Cessna Alternator: (P/N) 99105923; Brush Failure; ATA 2434

(This report references a Cessna T206H aircraft with a Lycoming TIO540AJ1A engine.)

"The alternator field circuit breaker tripped intermittently over the last 25 hours, (causing) various instances of radio noise," states this mechanic. "The alternator remained functional. (I) suspected possible brush failure, and elected to replace the alternator during an Annual Inspection. The alternator was disassembled—found the ground brush (to be) 0.375 inches long. The field brush was completely disintegrated, with the spring contacting the slip ring. This alternator is only available from the manufacturer. There are no known third party overhaul facilities. The aircraft manufacturer service documents provide no service or parts data. There are no aircraft manufacturer inspection protocols beyond external security checks. Brush and/or slip ring inspection can only be accomplished by disassembly of the case. I suggest a re-design to permit proper periodic inspection the brushes, make service and overhaul data available, and/or improve quality.
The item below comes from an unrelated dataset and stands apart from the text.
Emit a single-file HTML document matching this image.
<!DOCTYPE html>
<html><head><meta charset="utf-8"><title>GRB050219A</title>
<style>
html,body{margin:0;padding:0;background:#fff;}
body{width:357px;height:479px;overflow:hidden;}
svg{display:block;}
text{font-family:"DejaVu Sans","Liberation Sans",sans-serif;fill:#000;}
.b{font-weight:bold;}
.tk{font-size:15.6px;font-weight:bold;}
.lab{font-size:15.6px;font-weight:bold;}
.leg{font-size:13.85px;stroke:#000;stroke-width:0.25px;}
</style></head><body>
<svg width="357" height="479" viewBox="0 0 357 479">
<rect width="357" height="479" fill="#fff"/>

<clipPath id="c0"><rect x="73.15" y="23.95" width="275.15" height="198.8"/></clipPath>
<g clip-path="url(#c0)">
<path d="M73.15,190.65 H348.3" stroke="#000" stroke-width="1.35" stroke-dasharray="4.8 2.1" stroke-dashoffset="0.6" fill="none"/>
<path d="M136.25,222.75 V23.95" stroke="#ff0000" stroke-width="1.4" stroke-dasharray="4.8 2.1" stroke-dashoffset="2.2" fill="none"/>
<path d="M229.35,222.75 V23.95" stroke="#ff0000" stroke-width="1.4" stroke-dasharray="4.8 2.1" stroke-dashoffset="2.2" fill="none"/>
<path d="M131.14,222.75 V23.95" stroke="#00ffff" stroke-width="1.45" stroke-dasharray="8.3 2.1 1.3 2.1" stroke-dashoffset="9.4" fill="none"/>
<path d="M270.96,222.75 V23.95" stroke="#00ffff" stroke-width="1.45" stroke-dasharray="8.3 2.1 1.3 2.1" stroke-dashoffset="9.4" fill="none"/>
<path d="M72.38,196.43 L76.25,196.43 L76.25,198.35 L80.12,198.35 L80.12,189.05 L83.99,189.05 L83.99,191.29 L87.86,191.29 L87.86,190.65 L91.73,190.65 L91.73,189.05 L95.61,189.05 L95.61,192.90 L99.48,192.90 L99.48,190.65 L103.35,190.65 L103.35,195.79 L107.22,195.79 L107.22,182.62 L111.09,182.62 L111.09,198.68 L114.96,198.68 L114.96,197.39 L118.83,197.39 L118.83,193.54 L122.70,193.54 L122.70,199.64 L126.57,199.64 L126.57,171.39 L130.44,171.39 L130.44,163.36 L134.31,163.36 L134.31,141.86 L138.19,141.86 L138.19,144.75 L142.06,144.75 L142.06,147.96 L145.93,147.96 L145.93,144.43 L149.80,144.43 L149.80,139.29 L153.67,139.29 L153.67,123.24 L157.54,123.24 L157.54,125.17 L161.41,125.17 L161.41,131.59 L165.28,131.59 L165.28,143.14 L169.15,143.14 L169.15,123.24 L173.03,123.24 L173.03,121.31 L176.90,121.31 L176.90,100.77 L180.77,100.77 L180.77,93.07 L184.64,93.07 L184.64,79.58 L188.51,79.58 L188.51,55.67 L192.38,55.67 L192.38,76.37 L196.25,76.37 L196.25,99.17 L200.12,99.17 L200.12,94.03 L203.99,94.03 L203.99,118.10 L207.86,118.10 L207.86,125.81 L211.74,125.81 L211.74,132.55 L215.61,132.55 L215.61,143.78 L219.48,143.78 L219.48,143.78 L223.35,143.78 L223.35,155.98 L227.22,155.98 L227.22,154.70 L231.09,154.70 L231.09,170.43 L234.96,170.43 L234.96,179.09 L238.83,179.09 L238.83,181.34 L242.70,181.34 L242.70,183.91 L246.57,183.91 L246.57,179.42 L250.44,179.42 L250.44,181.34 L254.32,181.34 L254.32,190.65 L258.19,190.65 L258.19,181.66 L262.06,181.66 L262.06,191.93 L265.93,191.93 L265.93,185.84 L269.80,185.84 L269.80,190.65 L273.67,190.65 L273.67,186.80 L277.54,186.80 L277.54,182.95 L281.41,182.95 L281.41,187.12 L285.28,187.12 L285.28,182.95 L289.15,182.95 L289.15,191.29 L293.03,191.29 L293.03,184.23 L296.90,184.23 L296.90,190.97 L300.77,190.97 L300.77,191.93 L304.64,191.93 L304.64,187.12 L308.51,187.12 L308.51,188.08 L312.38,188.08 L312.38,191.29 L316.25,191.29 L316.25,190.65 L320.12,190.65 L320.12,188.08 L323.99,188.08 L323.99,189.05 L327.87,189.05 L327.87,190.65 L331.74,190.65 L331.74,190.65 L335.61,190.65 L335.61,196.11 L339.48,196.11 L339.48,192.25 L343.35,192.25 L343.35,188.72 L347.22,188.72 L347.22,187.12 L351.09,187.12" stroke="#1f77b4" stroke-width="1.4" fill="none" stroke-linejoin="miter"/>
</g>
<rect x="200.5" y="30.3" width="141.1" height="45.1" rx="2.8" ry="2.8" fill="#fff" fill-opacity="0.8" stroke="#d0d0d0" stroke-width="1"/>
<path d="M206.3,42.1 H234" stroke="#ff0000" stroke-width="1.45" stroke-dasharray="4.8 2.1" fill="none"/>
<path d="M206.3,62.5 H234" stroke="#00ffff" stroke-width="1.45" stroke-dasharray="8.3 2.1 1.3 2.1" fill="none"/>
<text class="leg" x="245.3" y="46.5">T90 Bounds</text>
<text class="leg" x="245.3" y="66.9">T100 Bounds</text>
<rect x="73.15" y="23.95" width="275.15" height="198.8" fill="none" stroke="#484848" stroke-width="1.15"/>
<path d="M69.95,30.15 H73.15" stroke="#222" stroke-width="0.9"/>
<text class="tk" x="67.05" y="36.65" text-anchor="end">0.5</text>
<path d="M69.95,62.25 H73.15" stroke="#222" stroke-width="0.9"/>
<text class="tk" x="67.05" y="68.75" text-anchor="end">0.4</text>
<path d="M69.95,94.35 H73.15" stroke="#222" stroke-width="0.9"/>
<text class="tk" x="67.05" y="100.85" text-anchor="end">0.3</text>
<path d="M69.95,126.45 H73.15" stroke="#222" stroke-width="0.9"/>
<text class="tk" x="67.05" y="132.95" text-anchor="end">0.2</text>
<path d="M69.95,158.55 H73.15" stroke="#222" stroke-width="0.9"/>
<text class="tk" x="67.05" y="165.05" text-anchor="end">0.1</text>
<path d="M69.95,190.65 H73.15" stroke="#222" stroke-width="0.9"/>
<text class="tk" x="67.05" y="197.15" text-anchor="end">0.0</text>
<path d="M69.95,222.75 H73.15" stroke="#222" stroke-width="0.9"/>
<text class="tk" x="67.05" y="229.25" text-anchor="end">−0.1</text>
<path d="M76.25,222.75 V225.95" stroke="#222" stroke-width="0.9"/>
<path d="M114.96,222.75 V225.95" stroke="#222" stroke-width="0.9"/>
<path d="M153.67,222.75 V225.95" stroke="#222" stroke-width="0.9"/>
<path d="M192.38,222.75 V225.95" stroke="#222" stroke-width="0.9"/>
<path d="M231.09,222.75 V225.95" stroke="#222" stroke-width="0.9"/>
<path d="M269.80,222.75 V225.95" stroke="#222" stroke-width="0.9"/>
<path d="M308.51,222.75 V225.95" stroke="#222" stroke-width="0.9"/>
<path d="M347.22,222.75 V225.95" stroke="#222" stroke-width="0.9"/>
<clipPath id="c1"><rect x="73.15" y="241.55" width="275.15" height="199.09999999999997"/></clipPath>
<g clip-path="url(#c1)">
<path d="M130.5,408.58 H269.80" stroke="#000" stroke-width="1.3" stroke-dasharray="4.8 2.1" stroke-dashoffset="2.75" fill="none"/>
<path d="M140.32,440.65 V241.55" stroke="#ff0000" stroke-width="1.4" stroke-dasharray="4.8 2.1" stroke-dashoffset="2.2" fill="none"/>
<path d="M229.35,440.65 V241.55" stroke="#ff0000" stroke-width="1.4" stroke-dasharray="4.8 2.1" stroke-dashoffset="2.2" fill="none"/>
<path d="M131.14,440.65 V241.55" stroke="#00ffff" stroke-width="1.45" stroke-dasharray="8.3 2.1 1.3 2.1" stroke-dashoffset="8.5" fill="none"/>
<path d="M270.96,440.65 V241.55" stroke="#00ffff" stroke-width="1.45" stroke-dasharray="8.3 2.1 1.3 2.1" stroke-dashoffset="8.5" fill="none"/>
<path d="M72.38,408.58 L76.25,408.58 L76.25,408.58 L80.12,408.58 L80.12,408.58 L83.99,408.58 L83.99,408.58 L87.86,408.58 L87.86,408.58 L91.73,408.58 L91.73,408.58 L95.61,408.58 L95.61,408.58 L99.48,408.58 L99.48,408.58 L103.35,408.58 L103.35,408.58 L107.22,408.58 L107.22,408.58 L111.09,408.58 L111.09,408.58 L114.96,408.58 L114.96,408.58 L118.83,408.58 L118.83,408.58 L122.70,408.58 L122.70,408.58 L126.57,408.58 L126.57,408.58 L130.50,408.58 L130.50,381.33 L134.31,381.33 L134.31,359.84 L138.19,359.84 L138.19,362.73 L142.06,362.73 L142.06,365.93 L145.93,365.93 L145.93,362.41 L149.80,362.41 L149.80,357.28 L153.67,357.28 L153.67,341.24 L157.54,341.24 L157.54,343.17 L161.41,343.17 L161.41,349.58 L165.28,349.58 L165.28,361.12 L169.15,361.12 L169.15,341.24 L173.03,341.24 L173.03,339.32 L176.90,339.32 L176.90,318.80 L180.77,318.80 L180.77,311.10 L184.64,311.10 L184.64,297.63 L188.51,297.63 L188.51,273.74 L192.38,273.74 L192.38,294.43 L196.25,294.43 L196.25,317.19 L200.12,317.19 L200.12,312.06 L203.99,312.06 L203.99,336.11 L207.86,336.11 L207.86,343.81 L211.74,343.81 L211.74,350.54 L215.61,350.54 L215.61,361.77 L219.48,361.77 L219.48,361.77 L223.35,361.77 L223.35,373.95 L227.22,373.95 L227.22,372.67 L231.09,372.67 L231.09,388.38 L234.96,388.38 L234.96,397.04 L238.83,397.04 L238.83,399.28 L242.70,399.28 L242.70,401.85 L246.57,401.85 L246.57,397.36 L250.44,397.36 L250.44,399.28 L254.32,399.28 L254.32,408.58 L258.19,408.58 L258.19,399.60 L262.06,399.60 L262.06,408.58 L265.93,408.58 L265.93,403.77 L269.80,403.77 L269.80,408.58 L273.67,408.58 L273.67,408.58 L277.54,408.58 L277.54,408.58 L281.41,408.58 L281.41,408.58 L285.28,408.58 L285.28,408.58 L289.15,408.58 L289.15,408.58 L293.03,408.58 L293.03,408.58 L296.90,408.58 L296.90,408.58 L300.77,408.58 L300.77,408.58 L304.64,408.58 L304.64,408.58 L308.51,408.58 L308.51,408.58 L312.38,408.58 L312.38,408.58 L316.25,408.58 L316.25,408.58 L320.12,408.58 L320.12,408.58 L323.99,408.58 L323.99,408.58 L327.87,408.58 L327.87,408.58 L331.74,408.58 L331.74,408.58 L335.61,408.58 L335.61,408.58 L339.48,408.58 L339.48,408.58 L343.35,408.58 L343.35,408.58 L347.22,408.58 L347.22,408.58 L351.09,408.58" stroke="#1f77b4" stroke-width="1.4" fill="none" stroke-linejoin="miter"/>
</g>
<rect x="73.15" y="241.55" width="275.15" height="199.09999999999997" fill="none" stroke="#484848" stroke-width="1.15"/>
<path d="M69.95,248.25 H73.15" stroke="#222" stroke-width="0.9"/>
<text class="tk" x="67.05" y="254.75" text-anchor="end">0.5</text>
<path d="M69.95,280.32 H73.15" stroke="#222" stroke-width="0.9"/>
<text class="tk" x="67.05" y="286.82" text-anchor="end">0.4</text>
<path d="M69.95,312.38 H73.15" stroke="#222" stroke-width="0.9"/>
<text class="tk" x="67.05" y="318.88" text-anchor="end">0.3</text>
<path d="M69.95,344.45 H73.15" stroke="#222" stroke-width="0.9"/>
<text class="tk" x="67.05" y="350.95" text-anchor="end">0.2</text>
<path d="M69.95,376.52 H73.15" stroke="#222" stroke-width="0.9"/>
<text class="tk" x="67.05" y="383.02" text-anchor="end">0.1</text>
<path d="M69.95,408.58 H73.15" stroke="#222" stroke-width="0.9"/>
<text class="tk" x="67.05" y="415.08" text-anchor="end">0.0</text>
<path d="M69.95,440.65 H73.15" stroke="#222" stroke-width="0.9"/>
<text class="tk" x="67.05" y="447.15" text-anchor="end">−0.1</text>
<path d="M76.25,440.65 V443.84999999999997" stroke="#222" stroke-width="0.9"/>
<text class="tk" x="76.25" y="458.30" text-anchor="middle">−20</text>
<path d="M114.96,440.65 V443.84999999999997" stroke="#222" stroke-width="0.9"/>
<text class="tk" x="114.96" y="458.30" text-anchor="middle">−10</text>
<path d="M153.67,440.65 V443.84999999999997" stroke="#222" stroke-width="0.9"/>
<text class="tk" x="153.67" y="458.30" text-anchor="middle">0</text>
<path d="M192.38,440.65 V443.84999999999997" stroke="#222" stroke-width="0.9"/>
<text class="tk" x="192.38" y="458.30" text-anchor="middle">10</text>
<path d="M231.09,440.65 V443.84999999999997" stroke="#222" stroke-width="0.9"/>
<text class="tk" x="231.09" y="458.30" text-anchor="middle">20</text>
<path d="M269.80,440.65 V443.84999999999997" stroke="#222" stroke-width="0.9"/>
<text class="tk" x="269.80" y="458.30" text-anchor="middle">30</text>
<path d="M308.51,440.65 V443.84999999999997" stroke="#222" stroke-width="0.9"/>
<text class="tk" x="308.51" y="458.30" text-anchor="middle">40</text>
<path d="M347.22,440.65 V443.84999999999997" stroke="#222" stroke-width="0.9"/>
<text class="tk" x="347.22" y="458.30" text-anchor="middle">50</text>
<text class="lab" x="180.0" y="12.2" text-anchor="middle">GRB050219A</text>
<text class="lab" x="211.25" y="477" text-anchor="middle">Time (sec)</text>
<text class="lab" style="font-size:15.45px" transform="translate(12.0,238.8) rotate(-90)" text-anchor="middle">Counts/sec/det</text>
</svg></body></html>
Neither 'operation to failure' or 'periodic mandatory alternator replacement' is (acceptable)."

Part Total Time: 645.0 hours


Agusta: A119; Cracked Gleason Crown Gear; ATA 6320

A quality control supervisor for this repair facility says, "During a 4800 hour overhaul inspection, the Gleason Crown gear was found to have a crack."
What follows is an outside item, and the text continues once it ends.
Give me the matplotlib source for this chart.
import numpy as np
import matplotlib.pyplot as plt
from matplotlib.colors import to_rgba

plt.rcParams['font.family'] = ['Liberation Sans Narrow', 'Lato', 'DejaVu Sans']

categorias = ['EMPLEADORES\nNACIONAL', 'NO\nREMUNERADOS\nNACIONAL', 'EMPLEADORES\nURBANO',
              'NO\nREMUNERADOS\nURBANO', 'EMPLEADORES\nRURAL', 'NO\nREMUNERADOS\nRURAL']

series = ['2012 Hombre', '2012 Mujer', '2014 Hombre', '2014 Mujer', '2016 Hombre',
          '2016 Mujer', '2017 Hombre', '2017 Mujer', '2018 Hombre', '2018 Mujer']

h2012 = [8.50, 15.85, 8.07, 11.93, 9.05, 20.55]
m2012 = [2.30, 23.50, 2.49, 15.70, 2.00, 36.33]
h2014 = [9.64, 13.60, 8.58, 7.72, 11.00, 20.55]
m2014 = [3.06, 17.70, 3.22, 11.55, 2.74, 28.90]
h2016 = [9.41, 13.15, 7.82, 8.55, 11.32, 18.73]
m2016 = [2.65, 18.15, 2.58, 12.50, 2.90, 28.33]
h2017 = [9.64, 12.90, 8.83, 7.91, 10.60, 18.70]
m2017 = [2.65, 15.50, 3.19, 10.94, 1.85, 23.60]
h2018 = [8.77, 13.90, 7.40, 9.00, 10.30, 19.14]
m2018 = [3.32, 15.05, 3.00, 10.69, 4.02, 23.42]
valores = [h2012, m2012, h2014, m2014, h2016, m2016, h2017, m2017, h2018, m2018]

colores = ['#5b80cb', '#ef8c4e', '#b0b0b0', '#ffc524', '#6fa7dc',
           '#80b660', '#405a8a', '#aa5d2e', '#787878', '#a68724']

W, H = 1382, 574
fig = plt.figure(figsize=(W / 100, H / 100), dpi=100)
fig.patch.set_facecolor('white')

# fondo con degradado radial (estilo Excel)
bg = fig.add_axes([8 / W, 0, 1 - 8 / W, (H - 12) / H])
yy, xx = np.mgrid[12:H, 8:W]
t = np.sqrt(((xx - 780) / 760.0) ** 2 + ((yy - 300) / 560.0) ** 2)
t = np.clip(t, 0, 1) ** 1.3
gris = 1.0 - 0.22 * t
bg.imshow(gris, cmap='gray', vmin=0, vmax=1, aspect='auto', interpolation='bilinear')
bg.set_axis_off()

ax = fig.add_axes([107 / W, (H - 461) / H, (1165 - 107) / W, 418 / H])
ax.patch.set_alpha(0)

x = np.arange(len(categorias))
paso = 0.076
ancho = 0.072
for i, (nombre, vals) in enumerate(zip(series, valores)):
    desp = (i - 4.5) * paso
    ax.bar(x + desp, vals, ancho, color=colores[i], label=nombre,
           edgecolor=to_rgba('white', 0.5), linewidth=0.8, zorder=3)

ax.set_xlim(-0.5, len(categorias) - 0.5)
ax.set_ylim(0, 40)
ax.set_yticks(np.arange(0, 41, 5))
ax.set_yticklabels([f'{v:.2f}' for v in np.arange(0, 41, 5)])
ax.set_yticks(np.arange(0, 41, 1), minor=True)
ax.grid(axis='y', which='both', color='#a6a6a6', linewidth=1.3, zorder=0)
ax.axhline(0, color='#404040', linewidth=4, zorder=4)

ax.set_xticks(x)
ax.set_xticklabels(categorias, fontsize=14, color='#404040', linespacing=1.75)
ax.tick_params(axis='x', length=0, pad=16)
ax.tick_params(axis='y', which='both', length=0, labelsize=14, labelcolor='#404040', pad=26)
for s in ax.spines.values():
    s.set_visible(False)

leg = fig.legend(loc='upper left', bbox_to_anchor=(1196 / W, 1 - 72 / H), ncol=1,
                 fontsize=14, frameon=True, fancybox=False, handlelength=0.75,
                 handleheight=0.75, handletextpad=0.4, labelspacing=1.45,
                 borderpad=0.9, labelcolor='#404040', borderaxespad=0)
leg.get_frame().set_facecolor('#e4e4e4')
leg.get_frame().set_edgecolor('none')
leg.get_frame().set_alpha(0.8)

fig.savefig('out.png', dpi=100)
Part Total Time: 4,854.0 hours


Cessna: 208B; Rudder Torque Tube Corrosion; ATA 5540

A repair station technician states, "This Hawaiian based aircraft arrived at our (facility) for maintenance. The rudder was removed from the aircraft, and its skin (then removed) to allow access to the rudder torque tube (P/N 263066-3). (This torque tube...) was scheduled to be replaced due to elongated holes in the bell crank. Severe corrosion was found on the upper part of the torque tube which is located under the skin — (this area) is not visible to any scheduled maintenance. The corrosion had reached the stage of 'blistered rust', and the 'L' angle on one side was easily separated with (minor) force (about 11 pounds; and wiggled twice)." "By design the rudder is not sealed on the top. The (torque tube top attach) bracket is located about a foot from the bottom — this cross member seems to pool water running down from inside the rudder (even though) there are drain holes in the design. Hawaii is listed as a 'moderate' corrosion environment. The operator had no way to inspect this location. A borescope would need to be used to (even) get an idea of the health of this part — (but still) it is better to remove and disassemble the (rudder). I would suggest a rudder inspection (hole be designed and implemented) so maintenance can easily inspect the torque tube for corrosion."